Thankfully, neither one of these ideas is accurate in the case of the Iron Chef's temple to all things raw and exotic. The service is surprisingly friendly and accommodating, and the price, while it can certainly soar to the stratosphere if you're not careful, is also shockingly manageable.

More often than not, Ms. Martini and I have to spend more than a Ben Franklin in order to get a decent meal. And while that was again the case this week, our dinner at Morimoto, even after tax, tip, and drinks, came to an exceptionally reasonable $109.03.

The trick to keeping costs down is to avoid the pre-meal cocktails. Sometimes this isn't easy. If your table's not yet ready when you arrive, the hostess will direct you upstairs, to the über-groovy lounge. But don't give in to her entreaties. Loiter by the hostess stand, run laps about the color-changing booths in the dining room...occupy yourself in any way you can that doesn't involve ordering any of Morimoto's specialty cocktails. They're delicious, sure, but you won't be able to stop at one. And that's when it starts to get expensive.

As soon as we were seated, we ordered the Morimoto Sake Flight ($18), one of the great booze bargains in the city. Like everything else here, its presentation was flawless in a futuristic sort of way: Three shot glasses (whose minimalist, rectilinear shapes looked nothing if not Swedish, Japanese authenticity be damned!) arrived in a neon block, shimmering provocatively. And the assortment provided an excellent demonstration of the range of flavors and textures possible with this tipple that most people just don't understand.

I had been to Morimoto before, and knew from experience that their salads were huge. So in the interest of keeping costs down, we ordered a single calamari tempura salad ($14) and asked the waiter to split it. A few minutes later, he arrived at our table bearing two large plates, each heaped with a gorgeous tangle of crunchy squid and crispy fresh greens, all of it tossed with a white miso vinaigrette. The flavors were not only deep and well-balanced, but there was a slight kick to the dish that I usually don't find in salads, and that worked beautifully here.

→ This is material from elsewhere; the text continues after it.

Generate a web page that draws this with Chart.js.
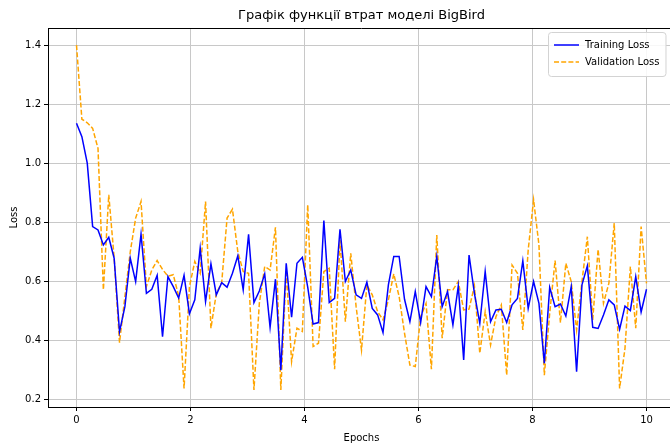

For entrées, we ordered the $35 chef's combination, a beautiful (and bountiful) assortment of sushi and rolls. As always, the sushi was supremely fresh, and the purity of flavor bordered on the profound. Most people tend to over-order sushi, and as a result spend more money than they have to. So for two people, the $35 combo is perfect (there's also a $55 and $75 one, but only order them if you're with a big group or training for a competitive eating contest).

We supplemented ours with the eel avocado maki ($8.50), and while we probably didn't need it-hindsight is always 20/20-it was excellent nonetheless. Plus, the smoky sweetness of the eel was a nice break from the more subtle flavors of the sushi on the combo platter.

Dessert isn't usually part of the sushi experience, but the chocolate pot de crème ($10) is worth trying. It was a not-too-sweet way to bring the meal to a close, and a nice palate-refresher after all the soy-sauce saltiness that preceded it.

Color-changing booths may not be as avant garde as they once were. And Stephen Starr's grip on the city may not be as tight as it once was. But a meal at Morimoto is still a treat. As long as you order intelligently, it is wholly possible to get out of Morimoto for just around $100. As for how cool you feel while you're there, that part is up to you.